The rise of the Apple Watch and AirPods as successful products has led to Apple drawing attention to another category that didn’t previously get a lot of love. It was once the junk drawer of Apple financial categories, sporting the catchy label “Other Products,” until the company re-named it “Wearables, Home, and Accessories.” There are a lot of products in that category, but it’s clear that most of the growth is being driven by watches and wireless earbuds at this point.

Here’s a chart to put the growth in these two categories in perspective:

Chart of services and wearable revenue

In 2016 Apple generated $26 billion in services revenue, and in 2019 that grew to $46 billion. That means it only needs to show modest growth in 2020 to hit that target of doubling revenue—it shouldn’t be a problem, especially if you consider the track record of growth in Services, as shown in this chart:

Going back to fiscal 2015 you can’t find a single quarter in which Services didn’t grow by a double-digit percentage over the year-ago quarter. Services growth has been constant for half a decade. What’s even more notable for Apple is that this isn’t seasonal revenue. That makes sense, because services are generally not one-time purchases—they’re subscriptions that are ongoing, which means that money tends to get spread over the year rather than appearing in a single quarter.

That’s in contrast to a lot of Apple’s individual product sales, which are much more seasonal. It’s likely that Apple’s results announcement on January 28 will reveal Apple’s biggest sales quarter in its history—because a whole lot of people buy Apple products during the holiday season.

The Other/Wearables category hasn’t shown steady growth for as long as Services, probably because of choppy waters in the first couple of years of Apple Watch sales. (The Apple Watch went on sale in the spring of 2015 and the category got a huge injection of revenue, but couldn’t live up to those numbers in a 2016 sophomore slump.)

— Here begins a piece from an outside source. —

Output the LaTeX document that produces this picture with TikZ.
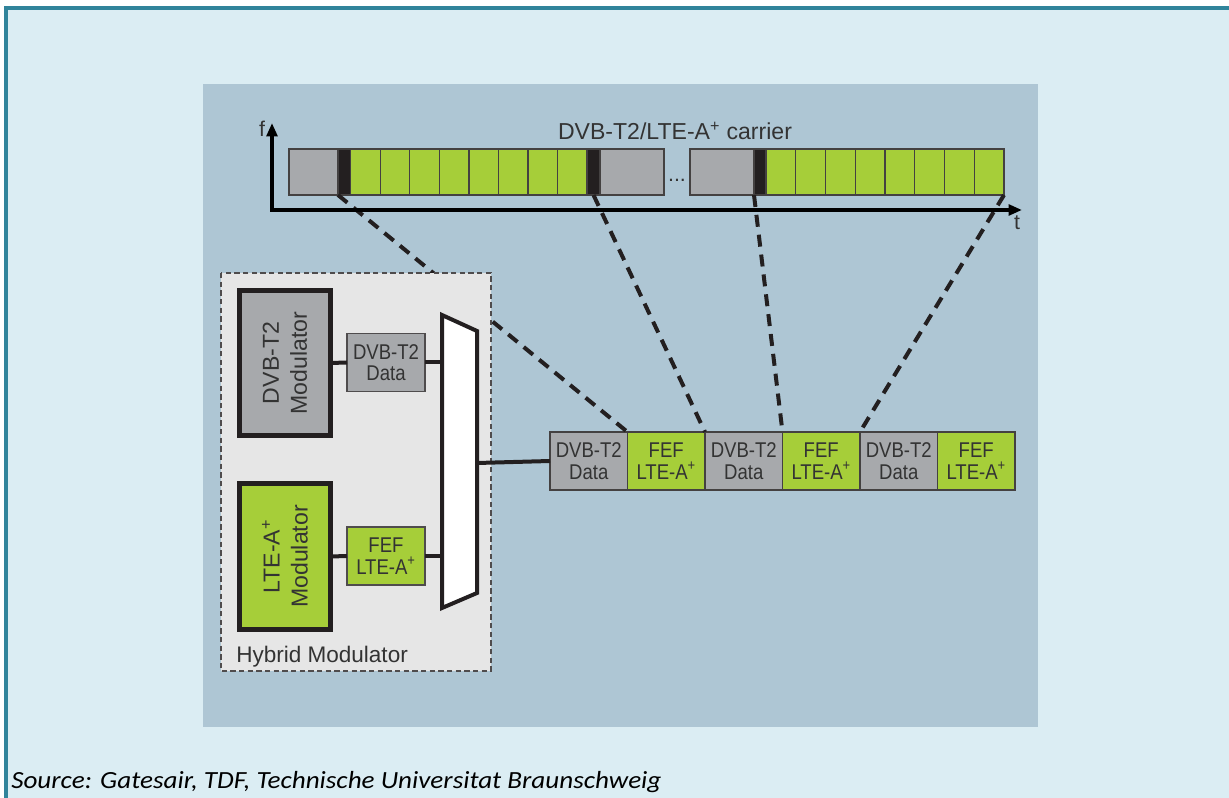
\documentclass[tikz,border=0pt]{standalone}
\usepackage{fontspec}
\setmainfont{Liberation Sans}
\newfontfamily\narrowfont[FakeStretch=0.87]{Liberation Sans}
\newfontfamily\srcfont[FakeStretch=1.1]{Carlito}
\usetikzlibrary{arrows.meta}

\definecolor{pagebg}{HTML}{DBEDF3}
\definecolor{frameline}{HTML}{31849B}
\definecolor{panelbg}{HTML}{AEC6D4}
\definecolor{hybridbg}{HTML}{E6E6E6}
\definecolor{grayc}{HTML}{A7A9AC}
\definecolor{limec}{HTML}{A6CE39}
\definecolor{darkc}{HTML}{231F20}
\definecolor{textc}{HTML}{333333}

\tikzset{
  cc/.style={draw=darkc!85, line width=0.9pt, inner sep=0pt, outer sep=0pt,
             minimum height=46*0.75pt, anchor=north west},
  fc/.style={draw=darkc!85, line width=0.9pt, inner sep=0pt, outer sep=0pt,
             minimum width=77.5*0.75pt, minimum height=58*0.75pt, anchor=north west,
             align=center, text=textc, font=\narrowfont\fontsize{16pt}{16pt}\selectfont},
  modbox/.style={draw=darkc, line width=3.75pt, inner sep=0pt, outer sep=0pt,
             minimum width=145*0.75pt, minimum height=91*0.75pt, rotate=90,
             align=center, text=textc, font=\fontsize{17.3pt}{21pt}\selectfont},
  databox/.style={draw=darkc!80, line width=0.9pt, inner sep=0pt, outer sep=0pt,
             minimum width=78*0.75pt, minimum height=58*0.75pt,
             align=center, text=textc, font=\narrowfont\fontsize{16pt}{16pt}\selectfont},
  wire/.style={draw=darkc, line width=3pt},
  axisline/.style={draw=black, line width=3pt, miter limit=10},
  slotlink/.style={draw=darkc, line width=3pt, dash pattern=on 9pt off 6pt},
  lbl/.style={text=textc, inner sep=0pt, font=\fontsize{16pt}{18pt}\selectfont},
}

\begin{document}
\begin{tikzpicture}[x=0.75pt,y=-0.75pt]
\useasboundingbox (0,0) rectangle (1229,798);

% page background with its teal edges
\fill[white] (0,0) rectangle (1229,798);
\fill[pagebg] (4,6) rectangle (1229,798);
\fill[frameline] (4,6) rectangle (1229,10);
\fill[frameline] (4,6) rectangle (7.5,798);

% figure panel
\fill[panelbg] (203,84) rectangle (1038,727);

% carrier: frames along time
\node[lbl, font=\fontsize{17.3pt}{19pt}\selectfont] (title) at (675,131) {DVB-T2/LTE-A\textsuperscript{+} carrier};

\node[cc, fill=grayc, minimum width=49*0.75pt] (ga) at (289,149) {};
\node[cc, fill=darkc, minimum width=12.7*0.75pt] (ba) at (338,149) {};
\foreach \i in {0,...,7}
  \node[cc, fill=limec, minimum width=29.55*0.75pt] (la\i) at ({350.7+29.55*\i},149) {};
\node[cc, fill=darkc, minimum width=13*0.75pt] (bb) at (587,149) {};
\node[cc, fill=grayc, minimum width=64*0.75pt] (gb) at (600,149) {};
\node[text=textc, inner sep=0pt, font=\fontsize{16pt}{16pt}\selectfont] (dots) at (677,180) {...};
\node[cc, fill=grayc, minimum width=64*0.75pt] (gc) at (690,149) {};
\node[cc, fill=darkc, minimum width=12*0.75pt] (bc) at (754,149) {};
\foreach \i in {0,...,7}
  \node[cc, fill=limec, minimum width=29.75*0.75pt] (lb\i) at ({766+29.75*\i},149) {};

% frame sequence leaving the hybrid modulator
\node[fc, fill=grayc] (fr1) at (550,432) {DVB-T2\\Data};
\node[fc, fill=limec] (fr2) at (627.5,432) {FEF\\LTE-A\textsuperscript{+}};
\node[fc, fill=grayc] (fr3) at (705,432) {DVB-T2\\Data};
\node[fc, fill=limec] (fr4) at (782.5,432) {FEF\\LTE-A\textsuperscript{+}};
\node[fc, fill=grayc] (fr5) at (860,432) {DVB-T2\\Data};
\node[fc, fill=limec] (fr6) at (937.5,432) {FEF\\LTE-A\textsuperscript{+}};

% links between carrier slots and frames
\draw[slotlink] (ba.south west) -- (fr1.north east);
\draw[slotlink] (bb.south) -- (fr2.north east);
\draw[slotlink] (bc.south west) -- (fr3.north east);
\draw[slotlink] (lb7.south east) -- (fr4.north east);

% time / frequency axes
\coordinate (origin) at (272,210);
\coordinate (fend) at (272,123);
\coordinate (tend) at (1022,210);
\draw[axisline, {Triangle[length=10pt,width=8pt]}-{Triangle[length=10pt,width=8pt]}]
  (fend) -- (origin) -- (tend);
\node[lbl, anchor=base] (flbl) at (262,137) {f};
\node[lbl, anchor=base] (tlbl) at (1017,230) {t};

% hybrid modulator
\draw[fill=hybridbg, draw=darkc!80, line width=0.8pt, dash pattern=on 4pt off 2.5pt]
  (221,273) rectangle (491,671);
\node[lbl, anchor=west, font=\fontsize{16.9pt}{18pt}\selectfont] (hyb) at (236,657) {Hybrid Modulator};

\node[modbox, fill=grayc] (dvbmod) at (285,363) {DVB-T2\\Modulator};
\node[modbox, fill=limec] (ltemod) at (285,556.5) {LTE-A\textsuperscript{+}\\Modulator};

\node[databox, fill=grayc] (dvbdata) at (386,362.5) {DVB-T2\\Data};
\node[databox, fill=limec] (ltedata) at (386,556) {FEF\\LTE-A\textsuperscript{+}};

% multiplexer
\coordinate (mtl) at (442,315);
\coordinate (mtr) at (477,331);
\coordinate (mbr) at (477,593);
\coordinate (mbl) at (442,608);
\coordinate (mout) at (477,463);
\draw[fill=white, draw=darkc, line width=3pt, line join=miter] (mtl) -- (mtr) -- (mbr) -- (mbl) -- cycle;

\draw[wire] (dvbmod.south) -- (dvbdata.west);
\draw[wire] (ltemod.south) -- (ltedata.west);
\draw[wire] (dvbdata.east) -- (dvbdata.east -| mtl);
\draw[wire] (ltedata.east) -- (ltedata.east -| mtl);
\draw[wire] (mout) -- (fr1.west);

% source line
\node[anchor=base west, inner sep=0pt, text=black, font=\srcfont\itshape\fontsize{18.5pt}{20pt}\selectfont]
  (src) at (11,788) {Source: Gatesair, TDF, Technische Universitat Braunschweig};
\end{tikzpicture}
\end{document}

However, as much as we talk about Apple’s Services line as a bright spot in its business, the Wearables category has really been something to behold for the last few years. Eight straight quarters of 30% or larger growth year-over-year, and growth shot up to right around 50% in the two most recent quarters.

Sometimes it’s also useful to place Apple’s different product categories in the context of the overall Apple business. Apple exited the 2010s with six times the annual revenue that it entered them with. Overall growth like that can make it hard to see how any individual category fits into the bigger picture, so let me chart Services and Wearables together as a percentage of Apple’s overall revenue:

This chart is quarter-by-quarter, so you can see the seasonality that’s a part of Apple’s overall business. Still, you can see how the massive growth of these two categories has affected the overall revenue mix at Apple.

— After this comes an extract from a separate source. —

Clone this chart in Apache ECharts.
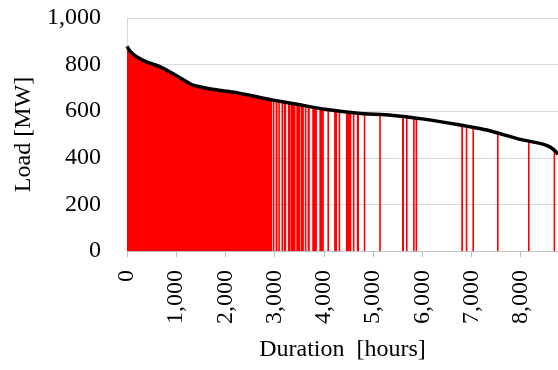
<!DOCTYPE html>
<html>
<head>
<meta charset="utf-8">
<title>Load duration curve</title>
<script src="https://cdn.jsdelivr.net/npm/echarts@6/dist/echarts.min.js"></script>
<style>
  html, body { margin: 0; padding: 0; background: #ffffff; }
  #chart { width: 558px; height: 370px; }
</style>
</head>
<body>
<div id="chart"></div>
<script>
// Load duration curve: [hour rank, load in MW]
const curveHours = [0, 60, 195, 397, 665, 867, 1068, 1270, 1405, 1740, 2143, 2547, 2722, 2950,
  3421, 4026, 4698, 5369, 6042, 6714, 7318, 7990, 8393, 8595, 8690, 8760];
const curveLoad = [878, 858, 834, 812, 791, 769, 745, 719, 708, 694, 682, 666, 658, 648,
  631, 608, 591, 583, 566, 543, 519, 479, 462, 447, 432, 415];

// Hours fully served at the start of the curve
const servedUntil = 2950;

// Scattered served hours further along: start hour, end hour, load at that point
const stripeStart = [2964, 3020, 3075, 3140, 3185, 3270, 3330, 3440, 3530, 3615, 3670, 3765, 3910,
  4073, 4210, 4300, 4450, 4591, 4671, 4812, 5127, 5590, 5670, 5815, 5865,
  6794, 6885, 7020, 7520, 8150, 8670];
const stripeEnd = [2994, 3060, 3105, 3170, 3235, 3325, 3425, 3520, 3595, 3635, 3715, 3860, 4000,
  4095, 4270, 4330, 4560, 4615, 4715, 4840, 5150, 5630, 5695, 5840, 5890,
  6830, 6910, 7050, 7545, 8178, 8695];
const stripeLoad = [647, 645, 643, 641, 639, 636, 633, 629, 626, 623, 621, 618, 613,
  606, 602, 599, 595, 593, 591, 589, 587, 579, 578, 575, 574,
  540, 537, 531, 505, 475, 432];

// Axis settings
const xTicks = { min: 0, max: 8760, step: 1000 };
const yTicks = { min: 0, max: 1000, step: 200 };
const xTitle = 'Duration  [hours]';
const yTitle = 'Load [MW]';

const curveData = curveHours.map((h, i) => [h, curveLoad[i]]);
const servedData = curveData.filter(p => p[0] <= servedUntil);
const stripeData = stripeStart.map((s, i) => [s, stripeEnd[i], stripeLoad[i]]);

const fmt = v => String(v).replace(/\B(?=(\d{3})+(?!\d))/g, ',');
const serif = '"Liberation Serif", "Times New Roman", serif';

const chart = echarts.init(document.getElementById('chart'), null, { renderer: 'canvas' });

chart.setOption({
  backgroundColor: '#ffffff',
  animation: false,
  grid: { left: 127, top: 18, width: 435, height: 233, containLabel: false },
  xAxis: {
    type: 'value',
    min: xTicks.min,
    max: xTicks.max,
    interval: xTicks.step,
    name: xTitle,
    nameLocation: 'middle',
    nameGap: 87,
    nameTextStyle: { fontFamily: serif, fontSize: 24, color: '#000' },
    axisLine: { show: true, lineStyle: { color: '#bfbfbf', width: 1 } },
    axisTick: { show: true, length: 6, lineStyle: { color: '#bfbfbf' } },
    splitLine: { show: false },
    axisLabel: {
      rotate: 90,
      margin: 19,
      showMaxLabel: false,
      fontFamily: serif,
      fontSize: 24,
      color: '#000',
      formatter: fmt
    }
  },
  yAxis: {
    type: 'value',
    min: yTicks.min,
    max: yTicks.max,
    interval: yTicks.step,
    name: yTitle,
    nameLocation: 'middle',
    nameGap: 90,
    nameRotate: 90,
    nameTextStyle: { fontFamily: serif, fontSize: 24, color: '#000' },
    axisLine: { show: true, lineStyle: { color: '#d9d9d9', width: 1 } },
    axisTick: { show: false },
    splitLine: { show: true, lineStyle: { color: '#d9d9d9', width: 1 } },
    axisLabel: {
      margin: 26,
      fontFamily: serif,
      fontSize: 24,
      color: '#000',
      formatter: fmt
    }
  },
  series: [
    {
      name: 'served',
      type: 'line',
      data: servedData,
      smooth: 0.2,
      symbol: 'none',
      lineStyle: { width: 0 },
      areaStyle: { color: '#ff0000', opacity: 1 },
      z: 2
    },
    {
      name: 'served hours',
      type: 'custom',
      data: stripeData,
      encode: { x: [0, 1], y: 2 },
      renderItem: function (params, api) {
        const top = api.coord([api.value(0), api.value(2)]);
        const base = api.coord([api.value(1), 0]);
        // keep single-hour stripes at least a hairline wide
        const w = Math.max(1.6, base[0] - top[0]);
        return {
          type: 'rect',
          shape: { x: top[0], y: top[1], width: w, height: base[1] - top[1] },
          style: { fill: '#ff0000', stroke: null, lineWidth: 0 }
        };
      },
      z: 3
    },
    {
      name: 'load',
      type: 'line',
      data: curveData,
      smooth: 0.2,
      symbol: 'none',
      lineStyle: { color: '#000000', width: 3.5 },
      z: 4
    }
  ]
});
</script>
</body>
</html>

It’s not quite as visually impressive as the other charts, I know. But back in the middle of fiscal 2015 these two categories amounted for 16 percent of Apple’s total business. In Apple’s most recent quarter, they were 30 percent of revenue.

So when you read about Tim Cook emphasizing Services and Wearables to financial analysts or in a quick interview on CNBC come January 28—this is why. In less than half a decade, Services and Wearables have gone from afterthoughts to a third of Apple’s business.